== Your task ==
Exactly the lines from the one containing "Generate a component" through the one containing "import * as" are to be returned, please, without any pictures.
● ● ● ●
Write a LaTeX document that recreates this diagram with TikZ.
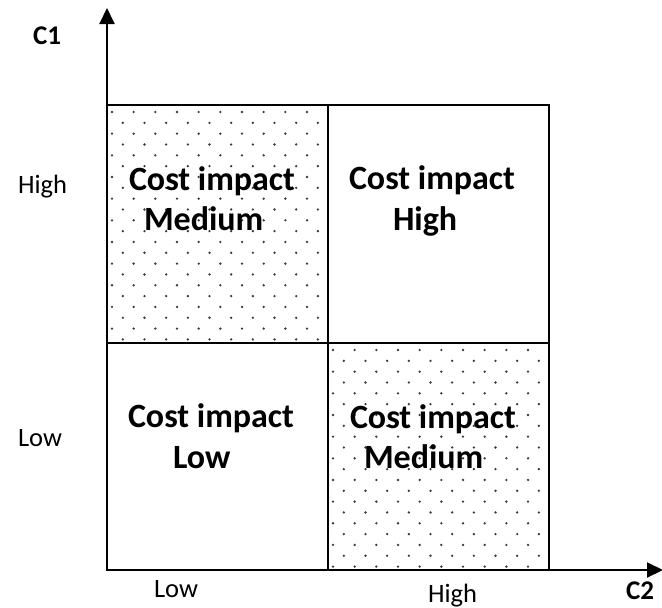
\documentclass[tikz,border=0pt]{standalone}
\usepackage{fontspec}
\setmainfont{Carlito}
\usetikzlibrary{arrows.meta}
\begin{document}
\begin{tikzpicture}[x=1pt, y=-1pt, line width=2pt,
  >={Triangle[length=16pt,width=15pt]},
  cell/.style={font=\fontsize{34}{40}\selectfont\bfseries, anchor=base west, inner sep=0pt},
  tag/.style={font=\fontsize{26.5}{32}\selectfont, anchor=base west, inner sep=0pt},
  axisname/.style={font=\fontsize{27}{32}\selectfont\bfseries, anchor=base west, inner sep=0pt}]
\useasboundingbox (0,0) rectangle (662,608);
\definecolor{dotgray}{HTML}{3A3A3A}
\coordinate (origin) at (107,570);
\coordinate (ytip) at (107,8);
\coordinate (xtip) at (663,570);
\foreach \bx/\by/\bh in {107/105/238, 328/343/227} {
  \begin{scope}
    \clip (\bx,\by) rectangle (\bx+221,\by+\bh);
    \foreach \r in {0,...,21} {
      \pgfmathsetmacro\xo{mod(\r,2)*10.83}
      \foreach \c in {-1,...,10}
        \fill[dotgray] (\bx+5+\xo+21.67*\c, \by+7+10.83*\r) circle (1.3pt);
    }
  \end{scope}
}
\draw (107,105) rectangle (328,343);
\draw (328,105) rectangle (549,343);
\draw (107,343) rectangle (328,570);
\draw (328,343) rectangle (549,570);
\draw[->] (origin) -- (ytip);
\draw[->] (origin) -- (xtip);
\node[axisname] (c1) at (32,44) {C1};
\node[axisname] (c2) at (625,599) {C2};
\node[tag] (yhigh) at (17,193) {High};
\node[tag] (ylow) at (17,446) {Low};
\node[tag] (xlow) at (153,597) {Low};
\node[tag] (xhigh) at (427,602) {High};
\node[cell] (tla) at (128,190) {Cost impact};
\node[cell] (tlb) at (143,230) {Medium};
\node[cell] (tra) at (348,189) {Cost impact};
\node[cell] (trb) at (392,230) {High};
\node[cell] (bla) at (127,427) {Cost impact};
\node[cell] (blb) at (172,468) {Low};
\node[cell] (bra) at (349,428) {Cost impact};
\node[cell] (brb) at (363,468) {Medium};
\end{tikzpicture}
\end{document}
● ● ● ●
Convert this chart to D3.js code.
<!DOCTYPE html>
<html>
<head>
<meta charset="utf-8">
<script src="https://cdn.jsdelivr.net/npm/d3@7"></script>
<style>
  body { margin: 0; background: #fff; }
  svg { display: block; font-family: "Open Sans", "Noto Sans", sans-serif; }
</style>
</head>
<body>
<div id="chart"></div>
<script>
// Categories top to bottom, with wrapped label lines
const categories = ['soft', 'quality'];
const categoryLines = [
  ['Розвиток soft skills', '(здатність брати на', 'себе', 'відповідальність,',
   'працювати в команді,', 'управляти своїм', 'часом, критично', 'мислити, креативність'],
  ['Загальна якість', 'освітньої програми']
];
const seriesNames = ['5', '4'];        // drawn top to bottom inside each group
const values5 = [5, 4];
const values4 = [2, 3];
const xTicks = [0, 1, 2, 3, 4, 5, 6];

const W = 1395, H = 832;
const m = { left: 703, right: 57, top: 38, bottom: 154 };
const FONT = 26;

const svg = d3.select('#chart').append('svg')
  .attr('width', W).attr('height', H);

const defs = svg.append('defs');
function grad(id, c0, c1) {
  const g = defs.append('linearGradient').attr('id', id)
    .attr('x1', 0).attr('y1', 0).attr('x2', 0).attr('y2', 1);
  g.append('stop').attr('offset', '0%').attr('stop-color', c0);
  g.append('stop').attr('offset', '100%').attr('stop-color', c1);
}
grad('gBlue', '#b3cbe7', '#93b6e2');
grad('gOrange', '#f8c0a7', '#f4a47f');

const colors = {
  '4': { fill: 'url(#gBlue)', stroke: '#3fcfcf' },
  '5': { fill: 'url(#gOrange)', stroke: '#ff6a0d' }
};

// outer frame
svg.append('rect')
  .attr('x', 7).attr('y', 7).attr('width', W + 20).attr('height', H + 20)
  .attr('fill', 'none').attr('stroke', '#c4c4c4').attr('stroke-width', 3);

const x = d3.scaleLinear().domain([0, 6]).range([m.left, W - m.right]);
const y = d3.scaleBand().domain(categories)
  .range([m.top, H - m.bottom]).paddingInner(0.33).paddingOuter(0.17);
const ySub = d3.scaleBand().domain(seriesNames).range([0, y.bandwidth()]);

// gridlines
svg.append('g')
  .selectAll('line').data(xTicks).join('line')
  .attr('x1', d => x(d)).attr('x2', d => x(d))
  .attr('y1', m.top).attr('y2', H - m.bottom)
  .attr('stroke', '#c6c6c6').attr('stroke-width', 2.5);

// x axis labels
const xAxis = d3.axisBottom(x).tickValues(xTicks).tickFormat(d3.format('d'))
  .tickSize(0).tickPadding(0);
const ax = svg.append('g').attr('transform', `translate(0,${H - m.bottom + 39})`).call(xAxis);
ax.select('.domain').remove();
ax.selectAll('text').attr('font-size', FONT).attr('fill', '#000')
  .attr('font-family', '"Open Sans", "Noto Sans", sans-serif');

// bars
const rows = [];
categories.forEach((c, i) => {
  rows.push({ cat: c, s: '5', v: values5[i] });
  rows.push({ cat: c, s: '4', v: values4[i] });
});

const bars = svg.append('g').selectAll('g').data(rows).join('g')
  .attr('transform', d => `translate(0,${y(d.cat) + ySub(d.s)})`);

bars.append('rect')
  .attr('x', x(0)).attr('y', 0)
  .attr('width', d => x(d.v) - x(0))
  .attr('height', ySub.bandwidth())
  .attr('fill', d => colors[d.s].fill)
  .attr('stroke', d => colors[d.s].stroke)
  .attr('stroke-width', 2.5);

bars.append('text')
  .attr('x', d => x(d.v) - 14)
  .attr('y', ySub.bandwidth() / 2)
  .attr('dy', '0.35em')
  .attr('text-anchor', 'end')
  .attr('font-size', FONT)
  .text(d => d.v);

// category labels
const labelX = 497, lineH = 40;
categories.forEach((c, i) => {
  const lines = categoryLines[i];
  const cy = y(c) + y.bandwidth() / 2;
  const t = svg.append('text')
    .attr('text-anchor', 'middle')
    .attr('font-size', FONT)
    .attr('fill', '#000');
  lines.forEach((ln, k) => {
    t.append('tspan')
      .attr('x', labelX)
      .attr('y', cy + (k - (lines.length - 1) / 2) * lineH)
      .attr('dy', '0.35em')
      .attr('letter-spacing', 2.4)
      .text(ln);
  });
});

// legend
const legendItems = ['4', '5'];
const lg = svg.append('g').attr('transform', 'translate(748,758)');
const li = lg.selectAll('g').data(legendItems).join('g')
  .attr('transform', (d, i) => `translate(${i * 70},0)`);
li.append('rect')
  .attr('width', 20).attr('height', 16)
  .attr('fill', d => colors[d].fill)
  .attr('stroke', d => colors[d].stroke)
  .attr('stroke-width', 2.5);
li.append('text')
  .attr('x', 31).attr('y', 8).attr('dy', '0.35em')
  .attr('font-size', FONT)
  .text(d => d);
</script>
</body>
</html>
● ● ● ●
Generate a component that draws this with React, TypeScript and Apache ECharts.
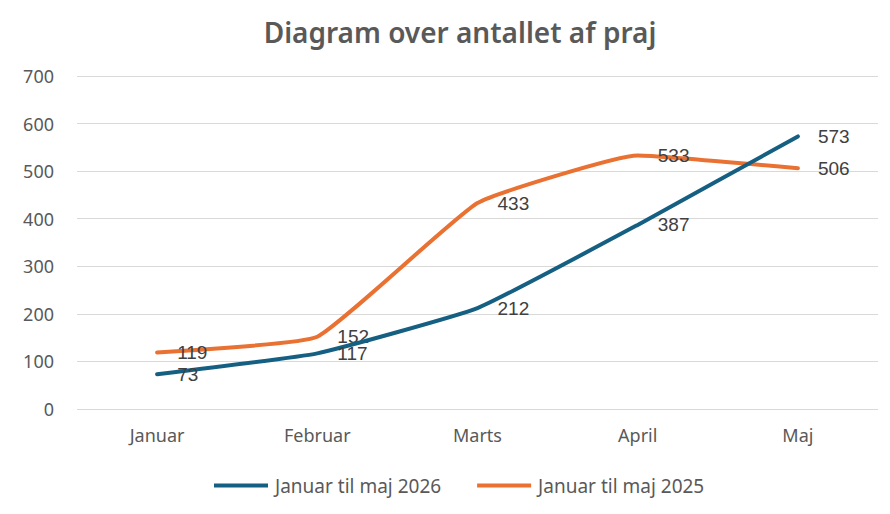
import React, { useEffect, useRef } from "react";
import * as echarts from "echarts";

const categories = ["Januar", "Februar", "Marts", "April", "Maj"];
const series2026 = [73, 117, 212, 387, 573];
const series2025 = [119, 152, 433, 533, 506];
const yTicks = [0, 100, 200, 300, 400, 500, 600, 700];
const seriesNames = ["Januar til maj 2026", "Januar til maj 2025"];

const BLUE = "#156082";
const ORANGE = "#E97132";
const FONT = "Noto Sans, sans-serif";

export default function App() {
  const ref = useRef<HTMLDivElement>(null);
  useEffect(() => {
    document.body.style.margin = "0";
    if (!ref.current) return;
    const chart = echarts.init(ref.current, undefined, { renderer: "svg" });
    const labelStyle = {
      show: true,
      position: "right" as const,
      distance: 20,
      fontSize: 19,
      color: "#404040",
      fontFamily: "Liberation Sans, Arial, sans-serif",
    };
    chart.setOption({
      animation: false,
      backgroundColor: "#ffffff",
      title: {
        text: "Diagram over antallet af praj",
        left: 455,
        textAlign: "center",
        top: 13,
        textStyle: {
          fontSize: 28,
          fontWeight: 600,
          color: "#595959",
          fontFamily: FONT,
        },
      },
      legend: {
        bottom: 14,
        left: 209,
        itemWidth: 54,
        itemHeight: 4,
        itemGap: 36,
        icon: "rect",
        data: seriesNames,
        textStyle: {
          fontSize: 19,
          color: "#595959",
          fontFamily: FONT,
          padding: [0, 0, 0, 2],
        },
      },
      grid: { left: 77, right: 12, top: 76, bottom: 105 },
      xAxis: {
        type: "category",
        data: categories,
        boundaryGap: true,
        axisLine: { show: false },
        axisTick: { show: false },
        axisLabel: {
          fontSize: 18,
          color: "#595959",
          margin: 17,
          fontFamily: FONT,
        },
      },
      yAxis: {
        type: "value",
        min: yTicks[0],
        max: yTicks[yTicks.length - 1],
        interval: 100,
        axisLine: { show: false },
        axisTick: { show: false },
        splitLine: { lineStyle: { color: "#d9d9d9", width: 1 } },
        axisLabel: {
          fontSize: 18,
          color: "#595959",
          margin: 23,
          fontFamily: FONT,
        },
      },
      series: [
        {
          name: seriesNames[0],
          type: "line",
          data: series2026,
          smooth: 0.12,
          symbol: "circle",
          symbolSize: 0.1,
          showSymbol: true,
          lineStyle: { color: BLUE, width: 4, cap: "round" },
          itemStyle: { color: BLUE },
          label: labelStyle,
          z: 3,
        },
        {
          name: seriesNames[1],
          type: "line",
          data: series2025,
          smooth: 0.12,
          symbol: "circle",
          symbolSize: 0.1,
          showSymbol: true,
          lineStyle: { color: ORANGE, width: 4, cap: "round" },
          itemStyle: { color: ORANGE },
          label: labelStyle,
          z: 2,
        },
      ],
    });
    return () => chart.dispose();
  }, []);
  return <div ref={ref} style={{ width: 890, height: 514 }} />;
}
● ● ● ●
== Answer to the exercise ==
Generate a component that draws this with React, TypeScript and Apache ECharts.
import React, { useEffect, useRef } from "react";
import * as echarts from "echarts";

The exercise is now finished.